MIAMI-DADE — Miami International Airport CEO Emilio González resigned. The resignation followed a move by the county to directly over-see concessions, retail leasing and procurement at Miami International Airport, taking that authority from the airport.
The Coral Gables City Commission voted to direct $15 million in impact fees to the proposed Underline park under the county’s Metrorail elevated transit system. The project needs another $15 million to reach the $100 million needed for construction, and the non-profit Friends of the Underline plans to break ground near the end of this year.
- Nick Miceli was promoted to TD Bank’s regional president for Florida. He had been the bank’s New Jersey commercial market president.

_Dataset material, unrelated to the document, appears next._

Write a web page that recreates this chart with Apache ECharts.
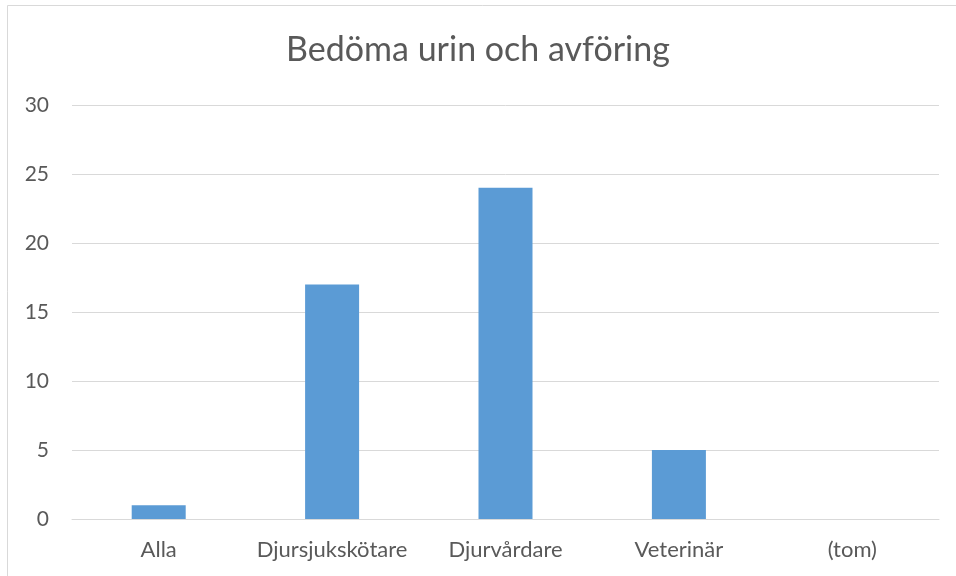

- Hospital Corp. of America promoted Lee B. Chaykin to CEO of Aventura Hospital and Medical Center. He had been vice president of business development at HCA’S east Florida division office.
Innovation Energy Boost
As a culinary student, Ashanty Williams loved to exercise but couldn’t find a quality, tasty snack to give her a boost after workouts. She started creating her own and began sharing them at the gym that she helped manage in South Miami. Lauren Feingold, a chef and gym member, tried one of the snacks in 2012 and was hooked. Their venture, Shanti Bar, was born.
Today, the co-founders manufacture their organic, gluten-free, non-GMO, vegan and kosher bars in a small, FDA-approved factory in south Miami-Dade, selling to Bed Bath & Beyond, Whole Foods and other outlets.
Williams, 33, and Feingold, 32, are working with natural foods distributor UNFI to sell across the East Coast.